Vainberg's association with Shostakovich was not based only on mutual personal esteem. Shostakovich often spoke very highly of Vainberg's music (calling him "one of the most outstanding composers of the present day"); he dedicated his Tenth String Quartet to him; and in February/March 1975, although terminally ill (he was to die on 9 August), he found the energy to attend all the rehearsals for the premiere of Vainberg's opera The Madonna and the Soldier. Vainberg's identification with Shostakovich's musical language was such that to the innocent ear the best of his own music might also pass musters as very good Shostakovich. Vainberg was quite unabashed, stating with unsettling directness, "I am a pupil of Shostakovich. Although I have never had lessons from him, I count myself as his pupil, as his flesh and blood."

But there is much more to Vainberg than these external similarities of style, although his music - some of which achieves greatness - has yet to receive the exposure that will allow his individuality to be fully recognised. It embraces folk idioms from his native Poland, as well as Jewish and Moldavian elements; and towards the end of his career he found room for dodecaphony, though usually set in a tonal framework. His evident taste for humour, from the light and deft to biting satire, was complemented by a natural feeling for the epic: his Twelfth Symphony, for instance, dedicated to the memory of Shostakovich, effortlessly sustains a structure almost an hour in length; and Symphonies Nos 17, 18 and 19 form a vast trilogy entitled On the Threshold of War.

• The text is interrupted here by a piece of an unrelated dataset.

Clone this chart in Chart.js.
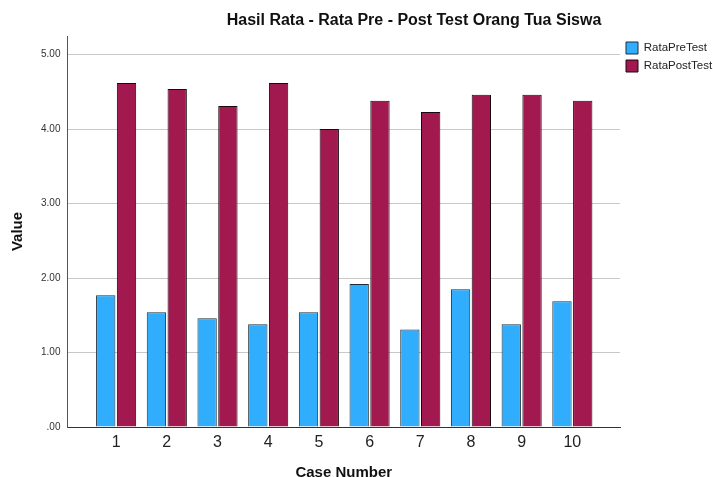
<!DOCTYPE html>
<html>
<head>
<meta charset="utf-8">
<script src="https://cdn.jsdelivr.net/npm/chart.js@4/dist/chart.umd.min.js"></script>
<style>
  html, body { margin: 0; padding: 0; background: #fff; }
  #wrap { width: 713px; height: 477px; }
</style>
</head>
<body>
<div id="wrap"><canvas id="chart" width="713" height="477"></canvas></div>
<script>
"use strict";

var caseNumbers = [1, 2, 3, 4, 5, 6, 7, 8, 9, 10];
var rataPreTest = [1.77, 1.54, 1.46, 1.38, 1.54, 1.92, 1.31, 1.85, 1.38, 1.69];
var rataPostTest = [4.62, 4.54, 4.31, 4.62, 4.00, 4.38, 4.23, 4.46, 4.46, 4.38];
var yTicks = [0, 1, 2, 3, 4, 5];

var chartTitle = "Hasil Rata - Rata Pre - Post Test Orang Tua Siswa";

function _points(values) {
    return values.map(function(v, i) {
        return { x: caseNumbers[i], y: v };
    });
}

// title sits off-centre in the original, so draw it by hand
var titlePlugin = {
    id: "offTitle",
    afterDraw: function(chart) {
        var ctx = chart.ctx;
        ctx.save();
        ctx.font = "bold 16px 'Liberation Sans', Arial, sans-serif";
        ctx.fillStyle = "#111";
        ctx.textAlign = "center";
        ctx.textBaseline = "middle";
        ctx.fillText(chartTitle, 414, 21);
        ctx.restore();
    }
};

Chart.defaults.font.family = "'Liberation Sans', Arial, sans-serif";
Chart.defaults.color = "#222";

new Chart(document.getElementById("chart"), {
    type: "bar",
    plugins: [titlePlugin],
    data: {
        datasets: [
            {
                label: "RataPreTest",
                data: _points(rataPreTest),
                backgroundColor: "#31adfd",
                borderColor: "#1c2f3c",
                borderWidth: 1,
                categoryPercentage: 0.82,
                barPercentage: 0.93
            },
            {
                label: "RataPostTest",
                data: _points(rataPostTest),
                backgroundColor: "#a1194f",
                borderColor: "#1a0a10",
                borderWidth: 1,
                categoryPercentage: 0.82,
                barPercentage: 0.93
            }
        ]
    },
    options: {
        responsive: false,
        animation: false,
        layout: {
            padding: { top: 36, left: 2, right: 0, bottom: -3 }
        },
        plugins: {
            title: { display: false },
            tooltip: { enabled: false },
            legend: {
                position: "right",
                align: "start",
                maxWidth: 93,
                labels: {
                    boxWidth: 12,
                    boxHeight: 12,
                    padding: 6,
                    color: "#222",
                    font: { size: 11.5 }
                }
            }
        },
        scales: {
            x: {
                type: "linear",
                offset: false,
                min: 0.04,
                max: 10.94,
                afterBuildTicks: function(scale) {
                    scale.ticks = caseNumbers.map(function(v) {
                        return { value: v };
                    });
                },
                grid: { display: false, drawTicks: false, tickLength: 0 },
                border: { display: true, color: "#333", width: 1 },
                ticks: {
                    padding: 8,
                    color: "#222",
                    font: { size: 16, lineHeight: 1 }
                },
                title: {
                    display: true,
                    text: "Case Number",
                    color: "#111",
                    font: { size: 15, weight: "bold", lineHeight: 1 },
                    padding: { top: 6, bottom: 0 }
                }
            },
            y: {
                min: 0,
                max: 5.25,
                afterBuildTicks: function(scale) {
                    scale.ticks = yTicks.map(function(v) {
                        return { value: v };
                    });
                },
                grid: {
                    color: "#c8c8c8",
                    drawTicks: false
                },
                border: { display: true, color: "#555", width: 1 },
                ticks: {
                    padding: 7,
                    color: "#333",
                    font: { size: 10 },
                    callback: function(v) {
                        return v === 0 ? ".00" : v.toFixed(2);
                    }
                },
                title: {
                    display: true,
                    text: "Value",
                    color: "#111",
                    font: { size: 15, weight: "bold" },
                    padding: { top: 7, bottom: 7 }
                }
            }
        }
    }
});
</script>
</body>
</html>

The list of Vainberg's compositions is enormous and deserves serious investigation both by musicians and record companies: there are no fewer than 26 symphonies (the last to be completed, Kaddish, is dedicated to the memory of the Jews who perished in the Warsaw ghetto, Vainberg donating the manuscript to the Yad va-Shem memorial in Israel; the 27th was finished in piano score though not fully orchestrated); two sinfoniettas; seven concertos (variously for violin, cello, flute and trumpet); 17 string quartets, 19 sonatas for piano solo or in combination with violin, viola, cello, double-bass or clarinet; more than 150 songs, a Requiem; and an astonishing amount of music for the stage - seven operas, three operettas, two ballets, and incidental music for 65 films, plays, radio production and circus performances.

Vainberg was never a Party member, although he turned in his fair share of celebratory "socialist realist" commissions. But the horror he had lived through underlined his genuine anti- pathy to war, which was far from the empty harrumphing of the Soviet peace movement - it can be heard (for example) in how he treats the theme of death in his passionately humanist Sixth Symphony, to be found on one of four discs of Vainberg's music released by the British company Olympia towards the end of the composer's life (more releases are planned, apparently).

The news that a trust has been formed to promote his music may be the first sign that a revival of interest is at hand. Not before time.

Mieczyslaw Weinberg (Moisei Vainberg), composer and pianist: born Warsaw 8 December 1919; married 1943 Natalya Vovsi-Mikhoels (one daughter), 1964 Olga Rakhalskaya (one daughter); died Moscow 26 February 1996.